* [WHAT IS NEEDED]: Produce nothing but an exact copy of the lines from the one containing "Write a Python" through the one containing "import plotly.graph_objects as go", and do not carry over pictures.
** start DATA ROWS **
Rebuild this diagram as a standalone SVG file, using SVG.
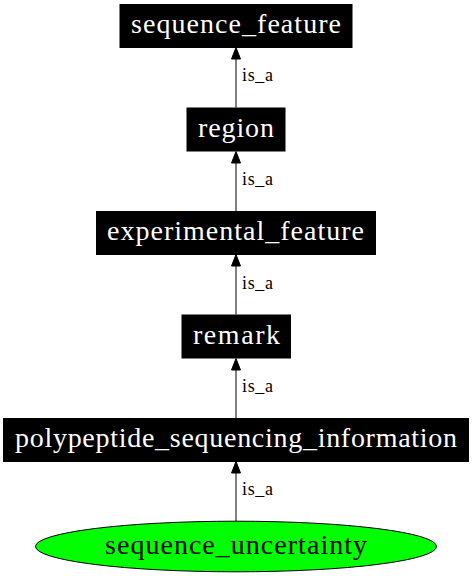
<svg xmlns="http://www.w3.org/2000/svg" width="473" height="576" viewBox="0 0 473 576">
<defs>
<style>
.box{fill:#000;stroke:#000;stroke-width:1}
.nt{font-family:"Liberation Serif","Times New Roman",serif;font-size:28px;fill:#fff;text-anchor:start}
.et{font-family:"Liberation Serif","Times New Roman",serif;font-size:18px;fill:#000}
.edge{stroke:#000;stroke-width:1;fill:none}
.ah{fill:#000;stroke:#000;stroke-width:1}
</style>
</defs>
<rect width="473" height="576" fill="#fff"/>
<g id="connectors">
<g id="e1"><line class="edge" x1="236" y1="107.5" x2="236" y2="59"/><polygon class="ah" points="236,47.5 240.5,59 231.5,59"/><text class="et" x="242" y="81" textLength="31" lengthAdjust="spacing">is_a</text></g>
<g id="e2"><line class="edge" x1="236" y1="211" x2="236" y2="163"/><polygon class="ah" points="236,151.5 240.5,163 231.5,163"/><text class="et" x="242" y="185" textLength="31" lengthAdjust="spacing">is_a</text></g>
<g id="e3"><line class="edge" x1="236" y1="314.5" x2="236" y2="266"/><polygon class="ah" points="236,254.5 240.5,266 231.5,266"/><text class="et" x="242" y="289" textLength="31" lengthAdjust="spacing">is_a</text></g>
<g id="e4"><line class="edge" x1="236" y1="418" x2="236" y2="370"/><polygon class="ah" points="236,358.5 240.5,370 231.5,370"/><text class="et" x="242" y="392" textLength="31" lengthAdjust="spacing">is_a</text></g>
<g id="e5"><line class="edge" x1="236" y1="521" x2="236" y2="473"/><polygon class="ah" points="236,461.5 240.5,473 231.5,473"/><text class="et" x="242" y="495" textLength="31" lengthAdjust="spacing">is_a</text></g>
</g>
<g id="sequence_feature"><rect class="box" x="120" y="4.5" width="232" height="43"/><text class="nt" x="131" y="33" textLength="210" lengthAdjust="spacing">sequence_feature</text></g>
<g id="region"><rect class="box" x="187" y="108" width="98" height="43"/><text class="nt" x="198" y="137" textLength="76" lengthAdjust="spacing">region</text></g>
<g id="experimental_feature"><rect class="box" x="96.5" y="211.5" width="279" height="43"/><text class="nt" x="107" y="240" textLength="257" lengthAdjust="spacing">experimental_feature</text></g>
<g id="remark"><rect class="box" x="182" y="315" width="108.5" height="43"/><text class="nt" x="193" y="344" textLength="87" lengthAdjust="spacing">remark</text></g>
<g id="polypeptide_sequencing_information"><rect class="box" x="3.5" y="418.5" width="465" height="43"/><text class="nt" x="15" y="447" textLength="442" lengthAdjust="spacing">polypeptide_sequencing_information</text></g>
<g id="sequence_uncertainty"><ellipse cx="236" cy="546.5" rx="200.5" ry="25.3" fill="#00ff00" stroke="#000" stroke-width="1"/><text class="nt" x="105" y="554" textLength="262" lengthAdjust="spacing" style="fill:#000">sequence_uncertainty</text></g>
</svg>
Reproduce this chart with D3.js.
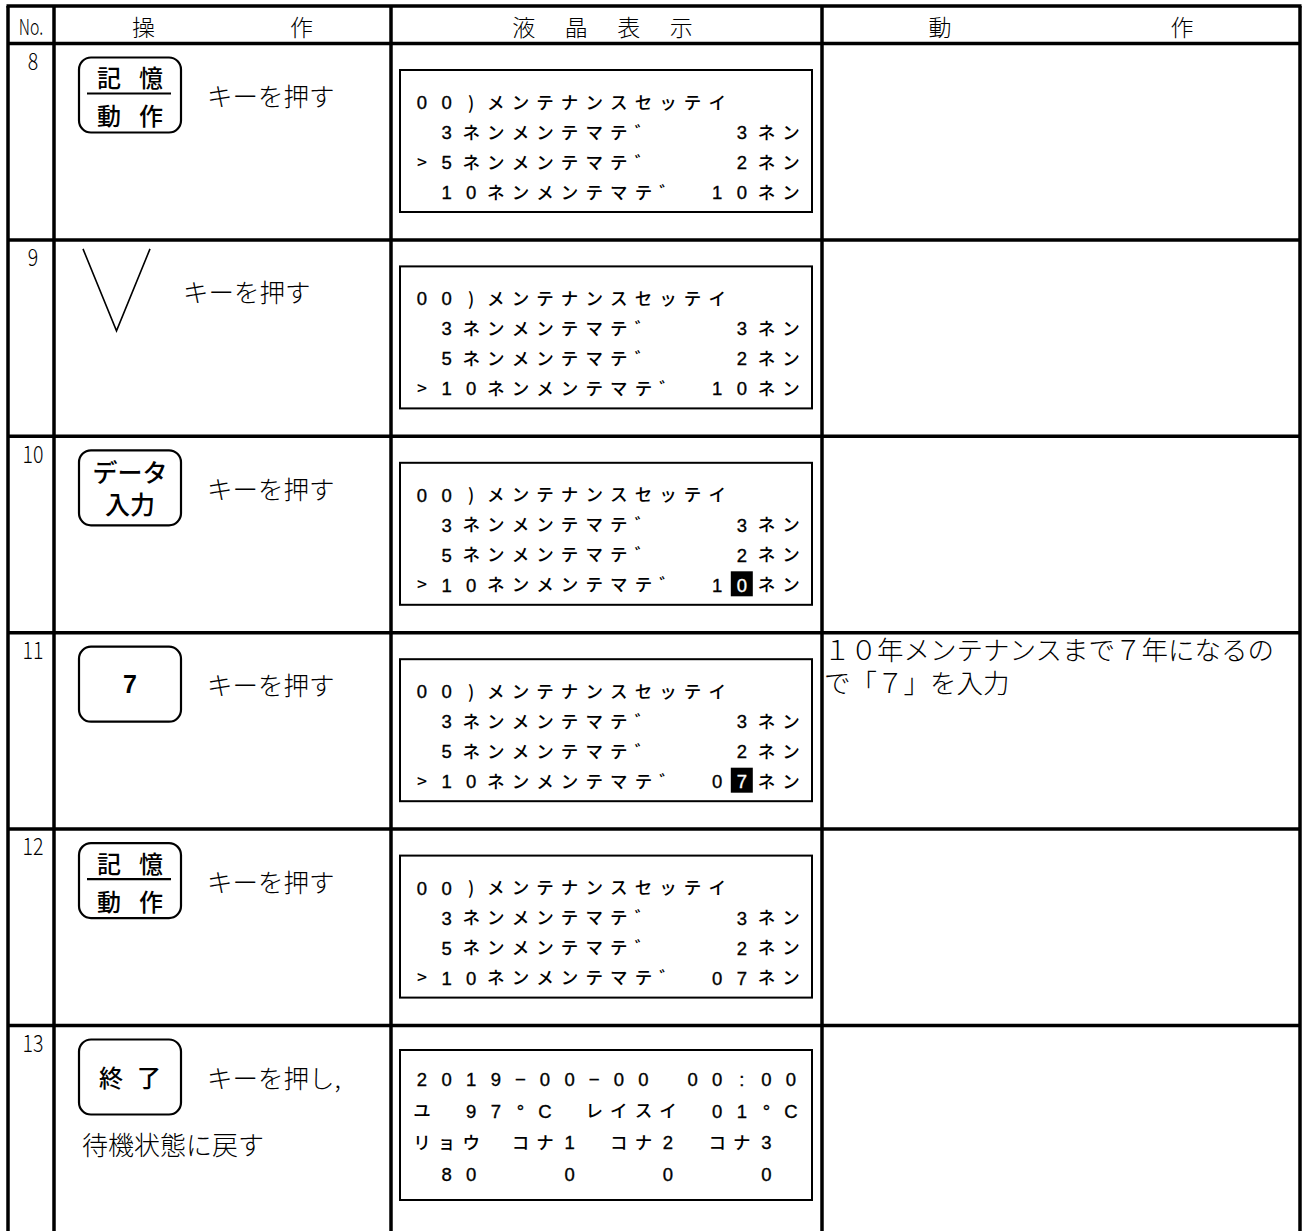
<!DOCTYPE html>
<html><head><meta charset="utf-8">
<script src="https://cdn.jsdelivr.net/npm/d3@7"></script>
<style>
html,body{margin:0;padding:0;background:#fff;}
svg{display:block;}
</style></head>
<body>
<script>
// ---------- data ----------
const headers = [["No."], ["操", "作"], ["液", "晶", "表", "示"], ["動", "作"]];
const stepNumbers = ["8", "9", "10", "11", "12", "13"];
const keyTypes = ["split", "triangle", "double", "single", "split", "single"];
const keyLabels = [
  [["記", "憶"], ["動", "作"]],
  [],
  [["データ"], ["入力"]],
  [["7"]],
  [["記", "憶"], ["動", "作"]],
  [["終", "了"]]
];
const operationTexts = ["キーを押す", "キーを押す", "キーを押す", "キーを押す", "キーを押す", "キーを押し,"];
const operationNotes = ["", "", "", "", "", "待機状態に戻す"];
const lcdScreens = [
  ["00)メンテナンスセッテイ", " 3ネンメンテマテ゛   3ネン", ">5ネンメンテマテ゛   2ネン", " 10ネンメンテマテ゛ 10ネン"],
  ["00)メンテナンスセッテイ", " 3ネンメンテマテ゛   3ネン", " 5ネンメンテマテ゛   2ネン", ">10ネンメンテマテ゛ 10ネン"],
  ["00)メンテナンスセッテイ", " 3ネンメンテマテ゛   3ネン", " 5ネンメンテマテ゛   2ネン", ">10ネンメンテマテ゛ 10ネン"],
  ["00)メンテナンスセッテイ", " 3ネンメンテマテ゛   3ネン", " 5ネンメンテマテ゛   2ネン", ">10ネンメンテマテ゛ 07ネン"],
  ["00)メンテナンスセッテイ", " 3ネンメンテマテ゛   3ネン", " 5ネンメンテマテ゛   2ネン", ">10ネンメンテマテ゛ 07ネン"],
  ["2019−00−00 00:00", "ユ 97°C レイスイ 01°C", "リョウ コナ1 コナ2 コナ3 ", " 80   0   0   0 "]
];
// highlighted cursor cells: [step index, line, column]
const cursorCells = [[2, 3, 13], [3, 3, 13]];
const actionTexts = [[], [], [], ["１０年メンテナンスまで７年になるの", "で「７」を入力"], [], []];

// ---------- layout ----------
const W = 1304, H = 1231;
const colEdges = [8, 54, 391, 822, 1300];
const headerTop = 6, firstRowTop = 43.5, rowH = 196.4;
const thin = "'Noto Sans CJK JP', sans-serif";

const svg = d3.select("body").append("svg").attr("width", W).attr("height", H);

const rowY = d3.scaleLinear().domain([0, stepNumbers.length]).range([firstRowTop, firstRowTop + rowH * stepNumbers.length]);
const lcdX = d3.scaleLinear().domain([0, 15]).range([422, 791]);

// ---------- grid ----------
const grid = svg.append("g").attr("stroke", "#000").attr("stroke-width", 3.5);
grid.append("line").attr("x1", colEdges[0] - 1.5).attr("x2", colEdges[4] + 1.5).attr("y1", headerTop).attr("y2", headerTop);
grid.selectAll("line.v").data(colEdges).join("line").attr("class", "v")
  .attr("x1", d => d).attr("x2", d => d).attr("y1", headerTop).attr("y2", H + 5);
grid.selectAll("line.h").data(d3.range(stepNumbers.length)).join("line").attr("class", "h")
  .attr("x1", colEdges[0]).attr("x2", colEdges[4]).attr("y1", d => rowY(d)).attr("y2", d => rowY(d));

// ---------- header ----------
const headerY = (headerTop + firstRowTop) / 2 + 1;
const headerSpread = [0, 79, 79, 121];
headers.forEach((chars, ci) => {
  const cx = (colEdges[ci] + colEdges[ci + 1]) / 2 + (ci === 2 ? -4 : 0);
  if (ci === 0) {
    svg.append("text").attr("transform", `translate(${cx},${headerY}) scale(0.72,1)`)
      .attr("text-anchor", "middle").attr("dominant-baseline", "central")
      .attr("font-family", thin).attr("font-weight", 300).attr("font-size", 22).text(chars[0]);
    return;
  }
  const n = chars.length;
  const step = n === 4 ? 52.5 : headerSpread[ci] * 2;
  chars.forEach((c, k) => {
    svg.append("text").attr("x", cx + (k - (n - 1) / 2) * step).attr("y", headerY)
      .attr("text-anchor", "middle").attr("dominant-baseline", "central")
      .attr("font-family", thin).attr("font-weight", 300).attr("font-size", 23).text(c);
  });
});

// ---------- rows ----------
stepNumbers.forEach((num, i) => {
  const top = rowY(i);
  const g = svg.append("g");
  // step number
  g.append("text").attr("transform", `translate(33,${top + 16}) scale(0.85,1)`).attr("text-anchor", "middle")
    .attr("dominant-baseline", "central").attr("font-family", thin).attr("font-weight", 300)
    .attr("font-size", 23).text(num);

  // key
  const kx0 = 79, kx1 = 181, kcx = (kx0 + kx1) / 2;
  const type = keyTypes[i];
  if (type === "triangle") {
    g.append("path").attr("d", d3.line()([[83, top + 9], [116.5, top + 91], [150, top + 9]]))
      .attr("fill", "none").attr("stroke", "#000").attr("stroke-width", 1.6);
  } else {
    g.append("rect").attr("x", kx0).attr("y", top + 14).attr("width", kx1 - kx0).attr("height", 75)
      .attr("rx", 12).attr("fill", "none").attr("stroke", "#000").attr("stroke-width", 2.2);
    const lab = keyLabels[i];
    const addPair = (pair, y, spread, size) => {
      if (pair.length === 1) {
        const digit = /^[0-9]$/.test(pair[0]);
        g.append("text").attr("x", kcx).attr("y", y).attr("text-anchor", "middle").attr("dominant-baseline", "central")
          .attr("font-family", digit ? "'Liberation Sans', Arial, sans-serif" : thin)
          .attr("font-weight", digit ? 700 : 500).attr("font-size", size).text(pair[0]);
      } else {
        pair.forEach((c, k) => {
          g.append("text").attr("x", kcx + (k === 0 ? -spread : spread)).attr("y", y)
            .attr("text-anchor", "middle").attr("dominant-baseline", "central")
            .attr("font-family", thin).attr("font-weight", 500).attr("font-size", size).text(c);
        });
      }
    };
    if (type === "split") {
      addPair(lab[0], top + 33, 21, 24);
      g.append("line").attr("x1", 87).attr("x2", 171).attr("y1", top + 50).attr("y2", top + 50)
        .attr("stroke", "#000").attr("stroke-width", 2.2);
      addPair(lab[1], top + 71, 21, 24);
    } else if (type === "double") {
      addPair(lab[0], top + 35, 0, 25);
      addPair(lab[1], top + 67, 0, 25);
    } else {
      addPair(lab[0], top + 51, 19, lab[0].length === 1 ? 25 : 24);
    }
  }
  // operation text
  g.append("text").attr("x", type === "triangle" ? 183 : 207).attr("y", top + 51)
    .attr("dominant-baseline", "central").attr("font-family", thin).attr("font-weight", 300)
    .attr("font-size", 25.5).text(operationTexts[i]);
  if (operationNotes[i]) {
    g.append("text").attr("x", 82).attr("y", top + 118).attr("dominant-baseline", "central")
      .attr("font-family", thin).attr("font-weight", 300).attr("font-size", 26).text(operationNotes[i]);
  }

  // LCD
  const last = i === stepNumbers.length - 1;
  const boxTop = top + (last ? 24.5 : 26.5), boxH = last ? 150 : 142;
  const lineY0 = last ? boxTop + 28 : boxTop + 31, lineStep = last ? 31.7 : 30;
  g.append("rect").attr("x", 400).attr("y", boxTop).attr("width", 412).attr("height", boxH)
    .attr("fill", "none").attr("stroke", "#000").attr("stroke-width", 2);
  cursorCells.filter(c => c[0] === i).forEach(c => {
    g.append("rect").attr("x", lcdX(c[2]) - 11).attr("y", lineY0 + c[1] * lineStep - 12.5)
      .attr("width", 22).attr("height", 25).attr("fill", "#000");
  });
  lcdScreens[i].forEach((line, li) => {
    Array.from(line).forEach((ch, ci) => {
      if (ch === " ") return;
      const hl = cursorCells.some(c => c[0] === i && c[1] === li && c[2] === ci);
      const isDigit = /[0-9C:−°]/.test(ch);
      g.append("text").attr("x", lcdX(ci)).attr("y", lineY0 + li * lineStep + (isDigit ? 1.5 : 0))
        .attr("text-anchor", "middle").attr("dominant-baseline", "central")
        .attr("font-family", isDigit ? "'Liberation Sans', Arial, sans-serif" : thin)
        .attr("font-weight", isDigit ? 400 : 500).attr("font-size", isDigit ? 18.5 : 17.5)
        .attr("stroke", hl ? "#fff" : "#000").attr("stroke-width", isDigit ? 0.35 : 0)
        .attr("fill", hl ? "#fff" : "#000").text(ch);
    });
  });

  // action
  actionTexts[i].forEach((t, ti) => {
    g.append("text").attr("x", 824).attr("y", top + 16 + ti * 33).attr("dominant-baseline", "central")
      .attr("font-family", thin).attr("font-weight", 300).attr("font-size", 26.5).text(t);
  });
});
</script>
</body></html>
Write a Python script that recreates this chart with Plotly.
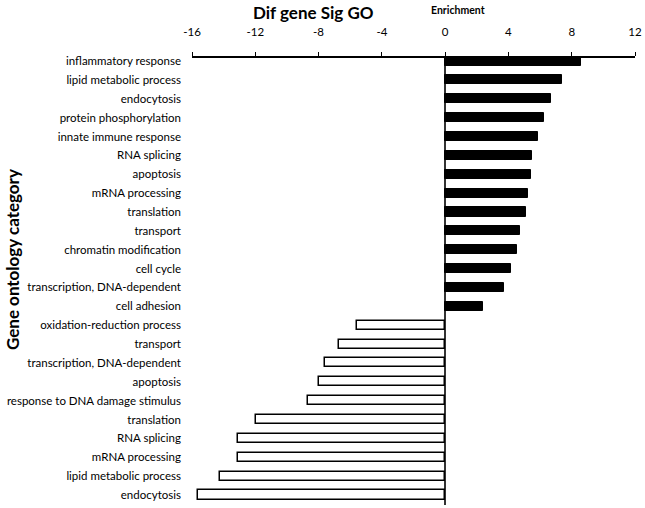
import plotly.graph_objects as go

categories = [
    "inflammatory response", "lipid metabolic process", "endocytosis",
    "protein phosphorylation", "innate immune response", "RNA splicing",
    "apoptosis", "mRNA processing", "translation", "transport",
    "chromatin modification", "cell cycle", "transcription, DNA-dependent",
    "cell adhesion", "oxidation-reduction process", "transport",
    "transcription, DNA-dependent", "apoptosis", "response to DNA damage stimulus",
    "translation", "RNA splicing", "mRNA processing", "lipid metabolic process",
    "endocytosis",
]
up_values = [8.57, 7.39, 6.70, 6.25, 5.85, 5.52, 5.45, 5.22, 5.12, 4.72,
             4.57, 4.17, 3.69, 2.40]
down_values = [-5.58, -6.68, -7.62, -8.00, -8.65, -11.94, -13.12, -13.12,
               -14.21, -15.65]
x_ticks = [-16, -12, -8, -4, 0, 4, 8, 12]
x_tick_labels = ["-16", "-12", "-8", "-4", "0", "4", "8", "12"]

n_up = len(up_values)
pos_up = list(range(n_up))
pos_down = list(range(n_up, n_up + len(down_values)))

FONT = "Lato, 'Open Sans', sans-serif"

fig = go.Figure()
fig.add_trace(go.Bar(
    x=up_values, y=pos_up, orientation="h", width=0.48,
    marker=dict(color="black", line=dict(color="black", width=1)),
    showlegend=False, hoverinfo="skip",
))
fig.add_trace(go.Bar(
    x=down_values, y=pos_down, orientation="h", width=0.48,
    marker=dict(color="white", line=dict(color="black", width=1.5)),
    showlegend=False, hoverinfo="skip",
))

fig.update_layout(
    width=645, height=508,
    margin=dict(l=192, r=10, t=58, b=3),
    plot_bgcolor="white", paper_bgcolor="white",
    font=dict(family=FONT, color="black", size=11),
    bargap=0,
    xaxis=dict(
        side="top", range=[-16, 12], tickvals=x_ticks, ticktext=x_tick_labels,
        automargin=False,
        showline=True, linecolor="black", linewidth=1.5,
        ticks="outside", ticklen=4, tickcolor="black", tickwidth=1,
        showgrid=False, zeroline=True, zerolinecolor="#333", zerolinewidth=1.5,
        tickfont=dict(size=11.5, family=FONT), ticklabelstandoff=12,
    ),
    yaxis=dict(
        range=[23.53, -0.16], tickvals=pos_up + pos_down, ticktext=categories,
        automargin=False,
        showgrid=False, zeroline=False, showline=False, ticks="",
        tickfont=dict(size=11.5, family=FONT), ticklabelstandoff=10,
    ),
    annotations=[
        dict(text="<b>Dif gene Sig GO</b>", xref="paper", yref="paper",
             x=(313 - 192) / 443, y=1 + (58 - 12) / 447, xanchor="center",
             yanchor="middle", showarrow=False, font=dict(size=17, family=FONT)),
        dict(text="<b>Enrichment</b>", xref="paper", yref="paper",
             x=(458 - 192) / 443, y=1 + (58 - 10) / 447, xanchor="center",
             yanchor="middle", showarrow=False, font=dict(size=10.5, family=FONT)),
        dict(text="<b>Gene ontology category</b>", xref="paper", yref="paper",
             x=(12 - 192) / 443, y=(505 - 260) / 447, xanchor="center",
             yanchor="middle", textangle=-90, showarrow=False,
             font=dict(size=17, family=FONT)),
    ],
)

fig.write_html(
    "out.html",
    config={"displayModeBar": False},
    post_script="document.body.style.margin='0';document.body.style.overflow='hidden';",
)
** end DATA ROWS **
* [THE RESPONSE]:
Write a Python script that recreates this chart with Plotly.
import plotly.graph_objects as go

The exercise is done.